La fréquentation de ces cantines reste aléatoire. Les raisons en sont l’insatisfaction sur la qualité de la nourriture, la méfiance à l’égard d’un profit supplémentaire qu’en tirent les patrons, la restriction de la consommation de vin, le besoin de détente et de liberté entre les temps de travail, le plaisir de se retrouver entre ouvriers autour de leurs propres petites « popotes » souvent partagées. L’accélération du développement des cantines sera sans lendemain et beaucoup fermeront à l’issue de la guerre.

 

  3- L’analyse des cantines d’entreprise en Grande-Bretagne dans la 1ère moitié du XXème siècle souligne leur extraordinaire multiplication durant la Grande Guerre et la poursuite de leur développement jusqu’à la 2ème Guerre Mondiale. Cela répondait au souci de préserver la santé et la vigueur de la main d’œuvre mais aussi, de la part des patrons, de repousser la législation sur l’hygiène et la sécurité au travail. La restauration collective avait également une vocation disciplinaire et contribuait à la rationalisation industrielle.

 

  4- L’étude de la restauration au travail et des questions alimentaires dans l’URSS stalinienne des premiers plans quinquennaux montre combien la croissance fulgurante de la démographie urbaine, l’afflux massif d’ouvriers et l’explosion industrielle provoquent une transformation profonde des villes soviétiques et posent des problèmes majeurs dont celui du ravitaillement au moment où l’URSS est confrontée à une pénurie alimentaire d’une extrême gravité.

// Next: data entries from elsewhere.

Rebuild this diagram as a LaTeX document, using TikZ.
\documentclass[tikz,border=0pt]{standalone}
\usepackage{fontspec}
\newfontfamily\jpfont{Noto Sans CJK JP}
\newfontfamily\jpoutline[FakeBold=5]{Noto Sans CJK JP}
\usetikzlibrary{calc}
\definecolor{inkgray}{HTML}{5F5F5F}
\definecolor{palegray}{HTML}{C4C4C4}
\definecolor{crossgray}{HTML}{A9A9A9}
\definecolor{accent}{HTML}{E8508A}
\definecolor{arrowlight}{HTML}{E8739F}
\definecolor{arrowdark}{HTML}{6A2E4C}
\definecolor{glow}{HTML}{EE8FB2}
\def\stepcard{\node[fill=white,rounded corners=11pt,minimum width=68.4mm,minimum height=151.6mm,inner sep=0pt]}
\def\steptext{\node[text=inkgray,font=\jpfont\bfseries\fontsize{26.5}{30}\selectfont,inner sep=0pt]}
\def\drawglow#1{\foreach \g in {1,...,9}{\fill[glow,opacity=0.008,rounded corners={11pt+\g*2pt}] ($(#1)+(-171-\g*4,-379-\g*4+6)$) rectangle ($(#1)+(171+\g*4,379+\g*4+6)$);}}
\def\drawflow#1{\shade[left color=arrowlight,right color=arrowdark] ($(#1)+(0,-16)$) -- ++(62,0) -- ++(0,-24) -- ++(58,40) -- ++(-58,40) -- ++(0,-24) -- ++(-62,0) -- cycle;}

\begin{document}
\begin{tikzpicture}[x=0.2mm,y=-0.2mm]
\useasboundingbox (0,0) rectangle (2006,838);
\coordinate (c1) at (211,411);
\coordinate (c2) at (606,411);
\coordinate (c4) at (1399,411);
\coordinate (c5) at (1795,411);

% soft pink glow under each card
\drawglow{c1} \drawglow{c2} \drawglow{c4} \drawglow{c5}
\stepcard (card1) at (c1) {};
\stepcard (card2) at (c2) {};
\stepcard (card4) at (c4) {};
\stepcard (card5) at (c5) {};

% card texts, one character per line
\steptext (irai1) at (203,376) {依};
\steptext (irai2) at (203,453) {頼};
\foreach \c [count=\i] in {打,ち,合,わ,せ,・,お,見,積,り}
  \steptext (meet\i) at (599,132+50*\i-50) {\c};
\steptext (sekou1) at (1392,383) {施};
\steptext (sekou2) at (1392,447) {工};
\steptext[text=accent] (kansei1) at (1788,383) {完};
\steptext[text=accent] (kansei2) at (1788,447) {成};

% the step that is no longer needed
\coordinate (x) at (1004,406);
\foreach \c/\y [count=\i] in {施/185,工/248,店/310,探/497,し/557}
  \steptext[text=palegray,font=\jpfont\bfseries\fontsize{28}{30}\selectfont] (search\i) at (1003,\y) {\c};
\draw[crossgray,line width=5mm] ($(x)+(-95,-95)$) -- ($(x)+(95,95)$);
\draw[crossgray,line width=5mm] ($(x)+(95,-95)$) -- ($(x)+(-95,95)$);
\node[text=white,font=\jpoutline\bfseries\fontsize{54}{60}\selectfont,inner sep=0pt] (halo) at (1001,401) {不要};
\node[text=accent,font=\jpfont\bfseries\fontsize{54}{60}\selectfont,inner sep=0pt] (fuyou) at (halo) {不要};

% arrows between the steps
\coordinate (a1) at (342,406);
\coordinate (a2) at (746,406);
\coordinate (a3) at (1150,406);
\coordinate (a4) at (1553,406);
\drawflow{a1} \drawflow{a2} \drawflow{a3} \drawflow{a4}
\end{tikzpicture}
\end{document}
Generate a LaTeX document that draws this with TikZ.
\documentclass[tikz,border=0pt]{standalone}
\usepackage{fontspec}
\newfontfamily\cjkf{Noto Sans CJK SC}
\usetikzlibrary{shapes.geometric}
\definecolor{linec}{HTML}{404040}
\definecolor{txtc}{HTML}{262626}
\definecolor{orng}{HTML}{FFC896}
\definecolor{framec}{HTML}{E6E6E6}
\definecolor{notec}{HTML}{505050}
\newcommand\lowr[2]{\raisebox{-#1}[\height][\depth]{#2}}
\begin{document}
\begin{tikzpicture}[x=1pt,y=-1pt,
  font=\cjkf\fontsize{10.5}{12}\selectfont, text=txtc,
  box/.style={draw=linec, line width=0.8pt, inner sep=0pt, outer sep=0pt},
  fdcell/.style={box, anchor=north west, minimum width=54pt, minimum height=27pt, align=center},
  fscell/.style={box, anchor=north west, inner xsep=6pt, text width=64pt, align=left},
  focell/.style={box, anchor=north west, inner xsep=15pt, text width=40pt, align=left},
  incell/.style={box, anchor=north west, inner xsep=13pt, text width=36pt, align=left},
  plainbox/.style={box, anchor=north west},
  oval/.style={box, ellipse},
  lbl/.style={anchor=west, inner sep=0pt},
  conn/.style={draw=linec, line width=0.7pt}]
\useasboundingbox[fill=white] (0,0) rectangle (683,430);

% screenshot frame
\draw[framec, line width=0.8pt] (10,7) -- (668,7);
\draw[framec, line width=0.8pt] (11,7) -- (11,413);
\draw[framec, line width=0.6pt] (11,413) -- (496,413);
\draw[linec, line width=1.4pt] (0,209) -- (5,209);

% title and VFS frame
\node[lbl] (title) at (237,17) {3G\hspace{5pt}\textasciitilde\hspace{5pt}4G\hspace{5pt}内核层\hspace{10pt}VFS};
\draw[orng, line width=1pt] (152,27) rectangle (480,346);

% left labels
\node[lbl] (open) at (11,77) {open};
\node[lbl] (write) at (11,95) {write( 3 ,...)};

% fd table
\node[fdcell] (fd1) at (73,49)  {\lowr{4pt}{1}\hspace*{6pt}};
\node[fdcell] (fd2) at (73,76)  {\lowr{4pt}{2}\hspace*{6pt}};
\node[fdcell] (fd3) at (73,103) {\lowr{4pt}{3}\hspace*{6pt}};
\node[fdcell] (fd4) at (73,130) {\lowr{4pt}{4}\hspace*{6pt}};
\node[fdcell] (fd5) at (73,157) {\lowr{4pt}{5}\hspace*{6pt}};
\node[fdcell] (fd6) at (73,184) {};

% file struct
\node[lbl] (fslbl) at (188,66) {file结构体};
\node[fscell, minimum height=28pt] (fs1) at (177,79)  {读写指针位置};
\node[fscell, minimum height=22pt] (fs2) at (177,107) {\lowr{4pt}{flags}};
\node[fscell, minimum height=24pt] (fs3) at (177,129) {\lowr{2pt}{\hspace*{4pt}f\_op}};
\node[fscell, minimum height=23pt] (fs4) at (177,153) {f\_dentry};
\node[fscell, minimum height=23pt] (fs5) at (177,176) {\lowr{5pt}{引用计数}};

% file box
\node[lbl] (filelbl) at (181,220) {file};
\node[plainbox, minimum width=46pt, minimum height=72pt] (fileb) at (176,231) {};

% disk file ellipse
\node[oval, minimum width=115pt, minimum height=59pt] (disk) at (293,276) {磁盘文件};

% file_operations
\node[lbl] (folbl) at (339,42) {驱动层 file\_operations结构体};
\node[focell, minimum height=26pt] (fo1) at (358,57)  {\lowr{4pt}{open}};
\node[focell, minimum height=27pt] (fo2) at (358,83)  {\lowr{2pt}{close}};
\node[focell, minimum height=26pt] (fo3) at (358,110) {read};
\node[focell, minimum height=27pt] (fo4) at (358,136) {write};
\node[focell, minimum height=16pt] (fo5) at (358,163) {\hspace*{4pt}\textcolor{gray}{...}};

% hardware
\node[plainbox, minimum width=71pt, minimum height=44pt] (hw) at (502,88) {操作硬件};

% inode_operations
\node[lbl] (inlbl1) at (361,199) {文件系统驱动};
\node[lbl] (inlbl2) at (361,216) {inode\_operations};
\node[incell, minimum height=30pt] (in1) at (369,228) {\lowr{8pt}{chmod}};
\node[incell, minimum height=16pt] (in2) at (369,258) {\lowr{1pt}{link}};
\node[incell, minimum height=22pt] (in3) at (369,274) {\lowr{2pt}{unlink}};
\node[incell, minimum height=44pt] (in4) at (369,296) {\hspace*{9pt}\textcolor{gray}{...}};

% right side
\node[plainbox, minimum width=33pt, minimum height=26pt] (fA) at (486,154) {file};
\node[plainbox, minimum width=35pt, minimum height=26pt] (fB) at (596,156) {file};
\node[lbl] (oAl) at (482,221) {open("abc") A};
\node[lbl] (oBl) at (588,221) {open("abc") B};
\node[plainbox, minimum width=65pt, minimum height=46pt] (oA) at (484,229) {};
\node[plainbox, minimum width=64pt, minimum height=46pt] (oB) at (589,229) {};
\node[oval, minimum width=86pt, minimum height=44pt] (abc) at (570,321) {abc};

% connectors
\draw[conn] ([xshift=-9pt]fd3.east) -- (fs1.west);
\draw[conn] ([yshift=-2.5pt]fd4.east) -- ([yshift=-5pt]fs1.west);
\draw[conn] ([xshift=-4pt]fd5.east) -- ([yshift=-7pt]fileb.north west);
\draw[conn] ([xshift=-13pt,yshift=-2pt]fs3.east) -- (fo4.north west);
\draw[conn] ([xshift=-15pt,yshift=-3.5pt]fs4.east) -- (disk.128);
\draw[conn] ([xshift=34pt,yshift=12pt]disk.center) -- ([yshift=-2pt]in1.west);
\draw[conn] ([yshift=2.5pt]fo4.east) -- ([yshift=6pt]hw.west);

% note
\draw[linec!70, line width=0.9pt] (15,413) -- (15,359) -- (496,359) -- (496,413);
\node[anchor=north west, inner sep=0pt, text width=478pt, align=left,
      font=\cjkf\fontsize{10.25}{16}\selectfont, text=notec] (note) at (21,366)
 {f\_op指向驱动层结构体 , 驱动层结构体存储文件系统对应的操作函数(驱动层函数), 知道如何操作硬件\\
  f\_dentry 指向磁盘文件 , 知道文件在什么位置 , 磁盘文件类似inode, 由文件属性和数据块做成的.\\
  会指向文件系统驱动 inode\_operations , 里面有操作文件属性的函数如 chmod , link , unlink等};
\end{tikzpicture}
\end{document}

La mise en place du réseau des cantines ouvrières répond à une ambition politique et théorique bien vite soumise à l’épreuve de l’urgence, du fait de la crise alimentaire qui ne permettra pas à ces cantines d’assurer leur mission. Pénurie, absence d’hygiène, dysfonctionnement voire découragement du personnel qui y travaille, absence de solutions symbolisent l’impuissance des premiers plans quinquennaux à restructurer le pays.

 

  5- Une approche de la cantine à travers le prisme du paternalisme industriel s’appuie sur l’exemple de l’usine Dalmine en Lombardie, véritable « laboratoire » et rouage de subordination et de dépendance de la population ouvrière, sous l’égide du fascisme, qui permet en même temps de mettre en place la rationalisation du travail. La cantine est l’illustration de ces enjeux tout autant politiques qu’économiques.

 

  6- La 6ème étude de cas insiste sur la place particulière donnée à l’alimentation sur le lieu de travail. Les témoignages des ouvriers sur les comportements et les stratégies alimentaires sont riches d’informations sur les lieux, les temps de repas et de pause, la nourriture et les rapports sociaux qui leur sont liés.

 

  7- Enfin, l’enquête au milieu des années 1990 sur l’alimentation durant la pause méridienne à EDF-GDF, entreprise alors encore fortement marquée par l’esprit « maison » au service du public et la fierté de cette appartenance, permet d’approcher ce qui est mis en jeu dans l’usage pratique du temps du repas.

Le réfectoire, symbole de résistance des travailleurs, également bastion de résistance aux changements structurels de l’entreprise, atteste d’une pratique socialement plus homogène et ouvrière et marque la volonté d’autonomie des salariés. La cantine quant à elle est appréciée pour sa commodité (« pieds sous la table ») et perçue comme un « entre-soi » attendu partagé entre des groupes identiques.

Quant au repas dans le bureau, pratique majoritairement féminine, il permet de recréer un espace intime sur le lieu de travail, de se mettre « hors-jeu » et apparaît souvent comme le signe d’un repli face au changement politique de l’entreprise.

Globalement, devant la volonté de la direction de standardiser le temps du repas, les pratiques du personnel sur ce temps de pause, révèlent une tendance à se tenir à l’écart ou à s’isoler ensemble.